娘は「そうする」と約束しました。小人はまた金をつむぎ、王さまは娘と結婚し、娘は女王になりました。

小人の新たな申し出

1年後、女王は子供を生みました。女王は、小人のことをすっかり忘れていましたが、突然、彼があらわれ、「約束のものをいただきにきた」と言います。

女王は、「国中の富をあげるから、子供は連れていかないで」と頼みましたが、小人は、「生きているもののほうが、財宝なんかよりずっと価値がある」と、あくまで赤ん坊を要求します。

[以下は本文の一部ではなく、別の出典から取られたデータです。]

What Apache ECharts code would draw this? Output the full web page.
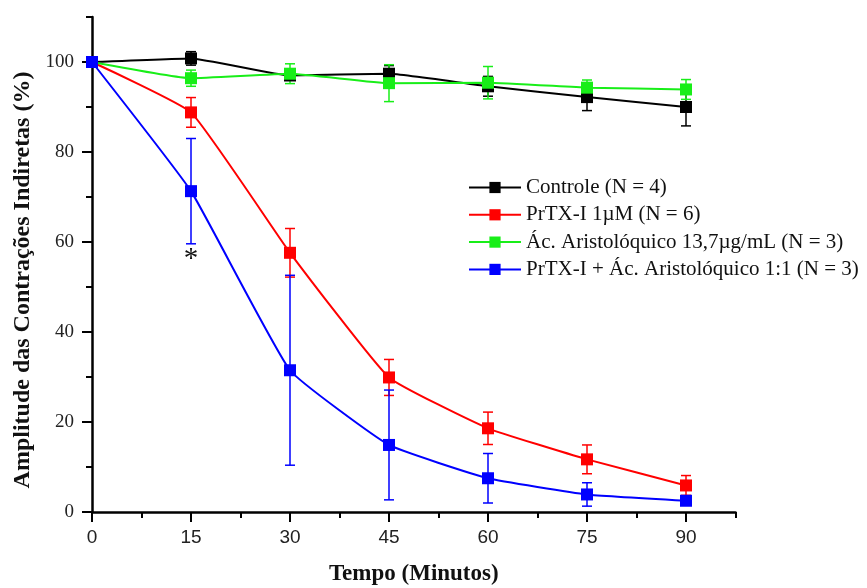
<!DOCTYPE html>
<html>
<head>
<meta charset="utf-8">
<script src="https://cdn.jsdelivr.net/npm/echarts@6/dist/echarts.min.js"></script>
<style>
  html, body { margin: 0; padding: 0; background: #fff; }
  #chart { width: 867px; height: 588px; }
</style>
</head>
<body>
<div id="chart"></div>
<script>
// Time points (minutes)
const minutes = [0, 15, 30, 45, 60, 75, 90];

// Mean amplitude (%) and error for each group
const controle      = [100, 100.8, 97.0, 97.4, 94.6, 92.2, 90.0];
const controleErr   = [0, 1.5, 1.0, 1.8, 2.2, 3.0, 4.2];
const prtx          = [100, 88.8, 57.6, 29.9, 18.6, 11.7, 5.9];
const prtxErr       = [0, 3.3, 5.4, 4.0, 3.6, 3.2, 2.2];
const acido         = [100, 96.4, 97.4, 95.3, 95.4, 94.3, 93.9];
const acidoErr      = [0, 1.8, 2.2, 4.1, 3.6, 1.7, 2.2];
const mistura       = [100, 71.3, 31.5, 14.9, 7.5, 3.9, 2.5];
const misturaErr    = [0, 11.7, 21.1, 12.2, 5.5, 2.6, 1.0];

// Series names and colours
const names  = [
  'Controle (N = 4)',
  'PrTX-I 1µM (N = 6)',
  'Ác. Aristolóquico 13,7µg/mL (N = 3)',
  'PrTX-I + Ác. Aristolóquico 1:1 (N = 3)'
];
const colors = ['#000000', '#ff0000', '#18ee18', '#0000ff'];

// Labelled ticks
const xMajorTicks = [0, 15, 30, 45, 60, 75, 90];
const yMajorTicks = [0, 20, 40, 60, 80, 100];

const pairs = (ys) => minutes.map((m, i) => [m, ys[i]]);
const bars = (ys, es) => minutes.map((m, i) => [m, ys[i] - es[i], ys[i] + es[i]]);

function errorBarSeries(ys, es, color) {
  return {
    type: 'custom',
    silent: true,
    data: bars(ys, es),
    encode: { x: 0, y: [1, 2] },
    renderItem: function (params, api) {
      const x = api.value(0);
      const lo = api.coord([x, api.value(1)]);
      const hi = api.coord([x, api.value(2)]);
      const half = 5;
      const style = { stroke: color, lineWidth: 1.5, fill: null };
      return {
        type: 'group',
        children: [
          { type: 'line', shape: { x1: lo[0], y1: lo[1], x2: hi[0], y2: hi[1] }, style },
          { type: 'line', shape: { x1: hi[0] - half, y1: hi[1], x2: hi[0] + half, y2: hi[1] }, style },
          { type: 'line', shape: { x1: lo[0] - half, y1: lo[1], x2: lo[0] + half, y2: lo[1] }, style }
        ]
      };
    }
  };
}

function lineSeries(name, ys, color, extra) {
  return Object.assign({
    name: name,
    type: 'line',
    data: pairs(ys),
    smooth: 0.12,
    symbol: 'rect',
    symbolSize: 12,
    itemStyle: { color: color },
    lineStyle: { color: color, width: 2 }
  }, extra || {});
}

const groups = [
  [controle, controleErr],
  [prtx, prtxErr],
  [acido, acidoErr],
  [mistura, misturaErr]
];

const series = [];
groups.forEach(([ys, es], i) => {
  series.push(errorBarSeries(ys, es, colors[i]));
  const extra = i === 3 ? {
    // significance mark under the 15-minute point
    markPoint: {
      symbol: 'circle',
      symbolSize: 1,
      itemStyle: { color: 'rgba(0,0,0,0)' },
      label: {
        show: true, position: 'inside', formatter: '*',
        color: '#111', fontSize: 29, fontFamily: 'Liberation Serif'
      },
      data: [{ coord: [15, 56.1] }]
    }
  } : null;
  series.push(lineSeries(names[i], ys, colors[i], extra));
});

const axisLineStyle = { color: '#000', width: 2.5 };

const option = {
  animation: false,
  backgroundColor: '#fff',
  grid: { left: 92, right: 131.5, top: 17, bottom: 76, outerBoundsMode: 'none', containLabel: false },
  legend: {
    data: names,
    orient: 'vertical',
    left: 463,
    top: 172,
    itemWidth: 52,
    itemHeight: 14,
    itemGap: 6.3,
    textStyle: { fontFamily: 'Liberation Serif', fontSize: 21, color: '#111' }
  },
  xAxis: [
    {
      type: 'value', position: 'bottom',
      min: 0, max: 97.5, interval: 7.5,
      name: 'Tempo (Minutos)', nameLocation: 'middle', nameGap: 51,
      nameTextStyle: { fontFamily: 'Liberation Serif', fontWeight: 'bold', fontSize: 23, color: '#111' },
      axisLine: { onZero: false, lineStyle: axisLineStyle },
      axisTick: { length: 6, lineStyle: { color: '#000', width: 2 } },
      axisLabel: {
        formatter: (v) => (xMajorTicks.indexOf(v) >= 0 ? String(v) : ''),
        fontFamily: 'Liberation Sans', fontSize: 19, color: '#222', margin: 16
      },
      splitLine: { show: false }
    },
    {
      type: 'value', position: 'bottom',
      min: 0, max: 97.5, interval: 15,
      axisLine: { show: false, onZero: false },
      axisTick: { customValues: xMajorTicks, length: 10, lineStyle: { color: '#000', width: 2 } },
      axisLabel: { show: false },
      splitLine: { show: false }
    }
  ],
  yAxis: [
    {
      type: 'value', position: 'left',
      min: 0, max: 110, interval: 10,
      axisLine: { show: true, onZero: false, lineStyle: axisLineStyle },
      axisTick: { show: true, length: 6, lineStyle: { color: '#000', width: 2 } },
      axisLabel: {
        formatter: (v) => (yMajorTicks.indexOf(v) >= 0 ? String(v) : ''),
        fontFamily: 'Liberation Serif', fontSize: 19, color: '#222', margin: 18
      },
      splitLine: { show: false }
    },
    {
      type: 'value', position: 'left',
      min: 0, max: 110, interval: 20,
      axisLine: { show: false, onZero: false },
      axisTick: { show: true, customValues: yMajorTicks, length: 10, lineStyle: { color: '#000', width: 2 } },
      axisLabel: { show: false },
      splitLine: { show: false }
    }
  ],
  graphic: [
    {
      type: 'text',
      x: 23, y: 280,
      rotation: Math.PI / 2,
      style: {
        text: 'Amplitude das Contrações Indiretas (%)',
        fontFamily: 'Liberation Serif', fontWeight: 'bold', fontSize: 24,
        fill: '#111', align: 'center', verticalAlign: 'middle'
      }
    }
  ],
  series: series
};

const chart = echarts.init(document.getElementById('chart'), null, { renderer: 'canvas' });
chart.setOption(option);
</script>
</body>
</html>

しかし、女王があまりに嘆き悲しむので、小人は気の毒に思い、「3日のあいだに、私の名前がわかったら、赤ん坊はいらないよ」と言いました。

秘密をもらす小人

女王はこれまで聞いたことのある名前を必死に考え、さらに、家来を街に送り込み、国中の名前を調べさせましたが、1日目も2日目も名前を言い当てられません。

3日目に、街から戻った家来が女王に言いました。

「もう新しい名前は見つかりませんでしたが、山のふもとの森にある小さな家の前に火が焚かれているのを見ました。

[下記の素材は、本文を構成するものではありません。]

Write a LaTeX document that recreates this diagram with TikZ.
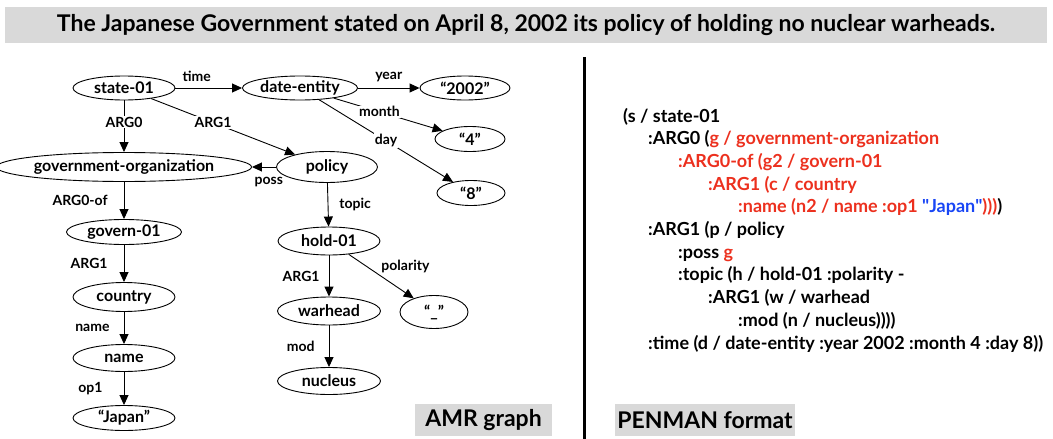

火の前で、おちゃらけた小人が、飛び跳ねながらこんなことを言っていたのです」。

きょう、おいらはパンを焼き、あしたはビールを作る。そしたら、女王の赤ん坊をいただくのさ。うまい具合に、おいらがルンペルシュティルツヒェンという名だとは誰も知らない。

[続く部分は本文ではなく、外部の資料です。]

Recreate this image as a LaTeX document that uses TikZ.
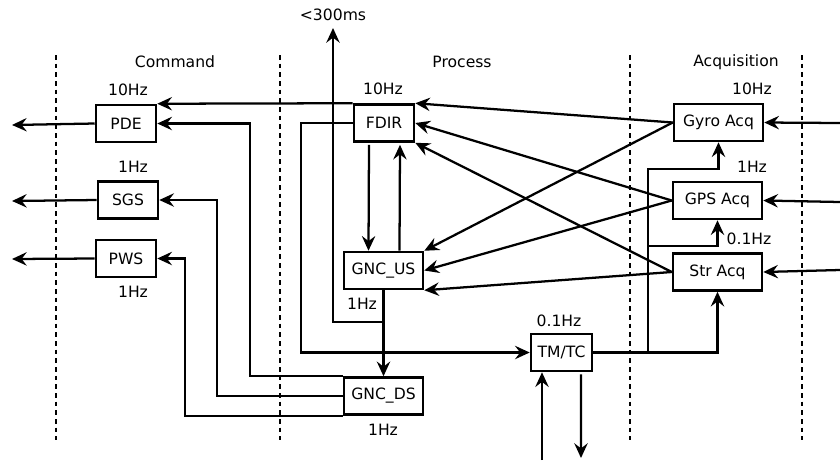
\documentclass[tikz,border=0pt]{standalone}
\usepackage{fontspec}
\setmainfont{DejaVu Sans}
\usetikzlibrary{arrows.meta}
\tikzset{
  box/.style={draw, line width=1.9pt, minimum height=27.75pt, inner sep=0pt, font=\fontsize{11.7}{13}\selectfont},
  lbl/.style={inner sep=0pt, font=\fontsize{11.7}{13}\selectfont},
  arr/.style={line width=1.7pt, -{Stealth[length=11pt, width=10pt, inset=3.8pt]}},
  sep/.style={line width=1.6pt, dash pattern=on 3.5pt off 3pt},
}
\begin{document}
\begin{tikzpicture}[x=0.75pt,y=-0.75pt]
\useasboundingbox (0,0) rectangle (840,462);
% separators
\foreach \x in {56,280,630,802} \draw[sep] (\x,55) -- (\x,440);
% section titles
\node[lbl] (tcmd) at (175,62) {Command};
\node[lbl] (tproc) at (462,62) {Process};
\node[lbl] (tacq) at (736,62) {Acquisition};
% boxes
\node[box, minimum width=45pt] (PDE) at (126,123.5) {PDE};
\node[box, minimum width=45pt] (SGS) at (128,200) {SGS};
\node[box, minimum width=45pt] (PWS) at (126,258.5) {PWS};
\node[box, minimum width=45pt] (FDIR) at (384,123) {FDIR};
\node[box, minimum width=59.25pt] (GNCUS) at (383.5,270.5) {GNC\_US};
\node[box, minimum width=59.25pt] (GNCDS) at (383.5,396) {GNC\_DS};
\node[box, minimum width=45.75pt] (TMTC) at (561.5,352.5) {TM/TC};
\node[box, minimum width=66.75pt] (Gyro) at (718.5,122.5) {Gyro Acq};
\node[box, minimum width=66.75pt] (GPS) at (717.5,200.5) {GPS Acq};
\node[box, minimum width=66.75pt] (Str) at (717.5,272) {Str Acq};
% rate labels
\node[lbl] (fPDE) at (128,90) {10Hz};
\node[lbl] (fFDIR) at (383,89) {10Hz};
\node[lbl] (fGyro) at (752,89) {10Hz};
\node[lbl] (fSGS) at (133,167) {1Hz};
\node[lbl] (fPWS) at (133,292) {1Hz};
\node[lbl] (fGNCUS) at (362,304) {1Hz};
\node[lbl] (fGNCDS) at (383,430) {1Hz};
\node[lbl] (fTMTC) at (559,321) {0.1Hz};
\node[lbl] (fGPS) at (752,167) {1Hz};
\node[lbl] (fStr) at (749,239) {0.1Hz};
\node[lbl] (lat) at (333,15) {<300ms};
% free ends
\coordinate (oPDE) at (12,125);
\coordinate (oSGS) at (12,201);
\coordinate (oPWS) at (12,259);
\coordinate (iGyro) at (840,123);
\coordinate (iGPS) at (840,202);
\coordinate (iStr) at (840,270);
\coordinate (latTip) at (333,28);
\coordinate (tcIn) at (542,460);
\coordinate (tcOut) at (581,458);
% outputs / inputs
\draw[arr] (PDE.west) -- (oPDE);
\draw[arr] (SGS.west) -- (oSGS);
\draw[arr] (PWS.west) -- (oPWS);
\draw[arr] (iGyro) -- (Gyro.east);
\draw[arr] (iGPS) -- (GPS.east);
\draw[arr] (iStr) -- (Str.east);
% FDIR to PDE
\draw[arr] (FDIR.north west) -- (PDE.north east);
% GNC_DS to commands
\draw[arr] (GNCDS.north west) -| (250,300) |- (PDE.east);
\draw[arr] (GNCDS.west) -| (217,300) |- (SGS.east);
\draw[arr] (GNCDS.south west) -| (185,300) |- (PWS.east);
% FDIR to TM/TC
\draw[arr] (FDIR.west) -| (301,200) |- (TMTC.west);
% GNC_US down
\draw[arr] (GNCUS.south) -- (GNCDS.north);
\draw[arr] (GNCUS.south) |- (333,322) -- (latTip);
% FDIR <-> GNC_US
\draw[arr] ([xshift=-11.25pt,yshift=-1.5pt]FDIR.south) -- ([xshift=-11.25pt]GNCUS.north);
\draw[arr] ([xshift=12pt]GNCUS.north) -- ([xshift=12pt,yshift=-1.5pt]FDIR.south);
% acquisition to FDIR / GNC_US
\draw[arr] (Gyro.west) -- (FDIR.north east);
\draw[arr] (GPS.west) -- (FDIR.east);
\draw[arr] (Str.west) -- (FDIR.south east);
\draw[arr] (Gyro.west) -- (GNCUS.north east);
\draw[arr] (GPS.west) -- (GNCUS.east);
\draw[arr] (Str.west) -- (GNCUS.south east);
% TM/TC to acquisition
\draw[arr] (TMTC.east) -| (Str.south);
\draw[arr] (TMTC.east) -| (648,246) -| (GPS.south);
\draw[arr] (TMTC.east) -| (648,169) -| (Gyro.south);
% TM/TC external
\draw[arr] (tcIn) -- (tcIn |- TMTC.south);
\draw[arr] ([xshift=14.6pt,yshift=-1.5pt]TMTC.south) -- (tcOut);
\end{tikzpicture}
\end{document}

その日、小人がたずねてくると、女王はわざとほかの名前を言って、じらしてから、「おまえの名前は、ルンペルシュティルツヒェン?」とズバリ言いました。

これを聞いた小人は、「悪魔に聞いたんだな、悪魔に聞いたんだな」と叫び、怒って、右足で床をどんと蹴って作った穴に、腰まで埋まりました。それから、彼は両手で、左足をつかんで自分のからだを2つに引き裂いたのです。

原文はこちらを参照しました⇒ Grimm055: Rumpelstiltskin 英訳です。

この小人はいったい何者なの?

この童話から、「あることないこと、自慢しちゃいけない」、「欲張りはよくない」、「できない約束をしてはいけない」という教訓を得られますが、自慢した人も、よくばった人も、空約束をした人も罰を受けていません。

痛い目にあったのは小人で、彼の行動から、「油断禁物」「秘密をばらしちゃいけません」という教訓を引き出せます。

ですがこの小人はいったい何者なのでしょう? わらから金を出せるなんて只者ではありません。金を出せるなら、ネックレスや指輪をもらっても仕方ないし、国中の財宝もいらないわけです。自分でいくらでも作り出せます。

娘を助けるのですから、よい魔法使いにも見えるし、赤ん坊欲しさに取引した悪い魔法使いにも見えます。神様なのか、それとも悪魔なのか?

いずれにしても、あまり人間ができていない(人間じゃないけど)魔力の持ち主ではあります。

名前を言い当てられたぐらいで、怒って自分のからだを引き裂くなんて、短気で負けず嫌いすぎます。すると、「ゲームに負けたからといってかんしゃくを起こしてはだめです」という教訓も得られます。

ルンペルシュティルツヒェンという名前の意味

rumpel は、ガタゴトという物音で、stilz は、家や小屋をささえる支柱なので、この小人は、家や柱をがたごとさせる生き物であり、ポルターガイスト(poltergeist)の仲間と言えます。

ポルターガイストは、ドイツなどの民話に出てくる音の精で、不思議な音をたてたり、家具をひっくりかえしたりします。

ルンペルシュティルツヒェンは、言ってみれば、「ガタゴトさん」なのです。 stilz には、竹馬という意味もあるので、日本では、 「がたがたの竹馬こぞう」と訳されることもあるそうです。

しかし、私は子供の頃、そんな童話を読んだ記憶はありません。